We continue onto Lurie Gardens, a fragrant oasis in the midst of the Windy City. It’s over two acres of perennials, bulbs, shrubs, and trees that form dense, sheltering hedges and wide expanses of vibrant movement. There are benched hideaways here and there, and a narrow canal to perch by. Birds of broad species thrive here, patiently waiting for stray crumbs to drop from the lunches of inattentive visitors. We take to a bench with one such lunch, trays of individually sliced pizza. I feel like it’s safe to admit to Dean:

“I hate Chicago-style pizza. New York is better.”

He clutches his metaphorical pearls. “Enjoy your freedom while it lasts, I’ll be alerting the proper authorities.”

I laugh, careful not to jostle my slice out of the box.

“Why the fuck did you get it if you don’t like it?”

“Mm, not sure. Maybe…state pride?”

“Yeah, the great state of Illinois.” He snorts.

“You like it, don’t you? The pizza, I mean.”

“Pizza’s pizza to me. Crust, cheese, sauce. Who gives a shit about the order or quantity?”

“Wow,” I lift my brows. “That’s almost more blasphemous.”

“For our crimes, you’ll go to prison, and I’ll get the death penalty.”

“My God, too soon. I feel like a criminal just breathing the same air as you.”

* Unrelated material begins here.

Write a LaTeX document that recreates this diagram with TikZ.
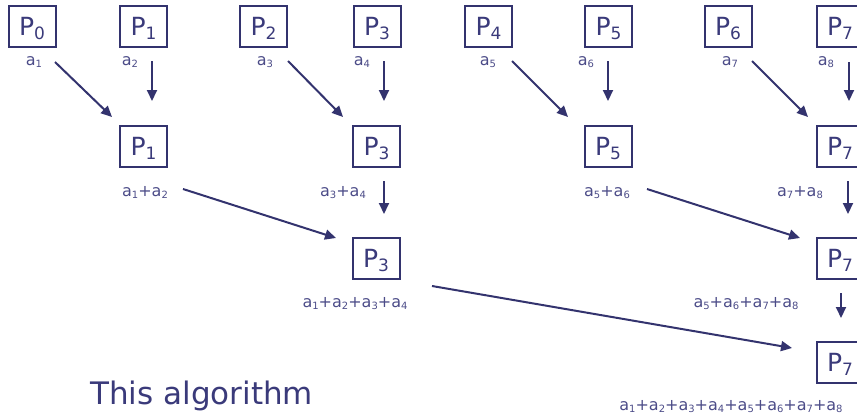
\documentclass[tikz,border=0pt]{standalone}
\usepackage{fontspec}
\setmainfont{DejaVu Sans}
\usetikzlibrary{arrows.meta}
\definecolor{navy}{RGB}{51,51,110}
\definecolor{ptxt}{RGB}{58,58,122}
\definecolor{lbl}{RGB}{76,76,136}
\newcommand\bsub[1]{{\fontsize{17}{17}\selectfont\raisebox{-4pt}{#1}}}
\newcommand\ssub[1]{{\fontsize{10}{10}\selectfont\raisebox{-2.5pt}{#1}}}
\tikzset{
 proc/.style={draw=navy, line width=2pt, minimum width=47pt, minimum height=41pt, inner sep=0pt, text=ptxt, font=\fontsize{25}{25}\selectfont, text height=18pt, text depth=0pt},
 lab/.style={text=lbl, font=\fontsize{16}{16}\selectfont, inner sep=0pt, anchor=base},
 arr/.style={draw=navy, line width=2pt, -{Triangle[length=11pt,width=10pt]}},
}
\begin{document}
\begin{tikzpicture}[x=1pt,y=-1pt]
\useasboundingbox (0,0) rectangle (857,418);
\clip (0,0) rectangle (857,418);
% row 1 boxes
\node[proc] (a0) at (32,26) {P\bsub{0}};
\node[proc] (a1) at (143.5,26) {P\bsub{1}};
\node[proc] (a2) at (263.5,26) {P\bsub{2}};
\node[proc] (a3) at (377,26) {P\bsub{3}};
\node[proc] (a4) at (488.5,26) {P\bsub{4}};
\node[proc] (a5) at (608.5,26) {P\bsub{5}};
\node[proc] (a6) at (728,26) {P\bsub{6}};
\node[proc] (a7) at (840,26) {P\bsub{7}};
% row 1 labels
\node[lab] (la0) at (34,65) {a\ssub{1}};
\node[lab] (la1) at (130,65) {a\ssub{2}};
\node[lab] (la2) at (265,65) {a\ssub{3}};
\node[lab] (la3) at (362,65) {a\ssub{4}};
\node[lab] (la4) at (488,65) {a\ssub{5}};
\node[lab] (la5) at (586,65) {a\ssub{6}};
\node[lab] (la6) at (730,65) {a\ssub{7}};
\node[lab] (la7) at (826,65) {a\ssub{8}};
% row 2 boxes
\node[proc] (b1) at (143.5,146.5) {P\bsub{1}};
\node[proc] (b3) at (376.5,146.5) {P\bsub{3}};
\node[proc] (b5) at (608,146.5) {P\bsub{5}};
\node[proc] (b7) at (840,146.5) {P\bsub{7}};
% row 2 labels
\node[lab] (lb1) at (145,196) {a\ssub{1}+a\ssub{2}};
\node[lab] (lb3) at (343,196) {a\ssub{3}+a\ssub{4}};
\node[lab] (lb5) at (607,196) {a\ssub{5}+a\ssub{6}};
\node[lab] (lb7) at (800,196) {a\ssub{7}+a\ssub{8}};
% row 3 boxes
\node[proc] (c3) at (376,258.5) {P\bsub{3}};
\node[proc] (c7) at (840,258.5) {P\bsub{7}};
\node[lab] (lc3) at (355,307) {a\ssub{1}+a\ssub{2}+a\ssub{3}+a\ssub{4}};
\node[lab] (lc7) at (746,307) {a\ssub{5}+a\ssub{6}+a\ssub{7}+a\ssub{8}};
% row 4
\node[proc] (d7) at (840,362.5) {P\bsub{7}};
\node[lab] (ld7) at (731,410) {a\ssub{1}+a\ssub{2}+a\ssub{3}+a\ssub{4}+a\ssub{5}+a\ssub{6}+a\ssub{7}+a\ssub{8}};
% caption
\node[text=ptxt, font=\fontsize{31}{31}\selectfont, inner sep=0pt, anchor=base west] (cap) at (90,404) {This algorithm};
% arrow end points
\coordinate (s01) at (55,62);  \coordinate (e01) at (112,117);
\coordinate (s11) at (152,61); \coordinate (e11) at (152,101);
\coordinate (s23) at (288,61); \coordinate (e23) at (343,117);
\coordinate (s33) at (384,61); \coordinate (e33) at (384,101);
\coordinate (s45) at (512,61); \coordinate (e45) at (568,117);
\coordinate (s55) at (608,61); \coordinate (e55) at (608,101);
\coordinate (s67) at (752,61); \coordinate (e67) at (808,117);
\coordinate (s77) at (849,62); \coordinate (e77) at (849,101);
\coordinate (t13) at (183,189); \coordinate (u13) at (336,238);
\coordinate (t33) at (384,181); \coordinate (u33) at (384,214);
\coordinate (t57) at (647,189); \coordinate (u57) at (800,238);
\coordinate (t77) at (848,181); \coordinate (u77) at (848,214);
\coordinate (v37) at (432,286); \coordinate (w37) at (792,348);
\coordinate (v77) at (841,293); \coordinate (w77) at (841,318);
% arrows
\draw[arr] (s01) -- (e01);
\draw[arr] (s11) -- (e11);
\draw[arr] (s23) -- (e23);
\draw[arr] (s33) -- (e33);
\draw[arr] (s45) -- (e45);
\draw[arr] (s55) -- (e55);
\draw[arr] (s67) -- (e67);
\draw[arr] (s77) -- (e77);
\draw[arr] (t13) -- (u13);
\draw[arr] (t33) -- (u33);
\draw[arr] (t57) -- (u57);
\draw[arr] (t77) -- (u77);
\draw[arr] (v37) -- (w37);
\draw[arr] (v77) -- (w77);
\end{tikzpicture}
\end{document}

He busts a laugh at my genuine discomfort. We take a pedestrian bridge from Millennium to Maggie Daley Park, where Dean damn near loses his mind at the prospect of climbing one of the two 40-foot rock walls. It’s free, so there’s no real reason not to, except he’s apparently never done it before. He isn’t bothered by my unwillingness to join him, opting for the more secure ‘top rope’ climb. He takes to it like a fish in water, grappling with the artificial rocks and ledges like he’s done it a million times. I start to think he was only pretending to be an amateur to showboat. He’s wearing skimpy, athletic clothes to beat the heat, and it’s like an anatomy lesson. Defined as he is, I can see every muscle contract with effort.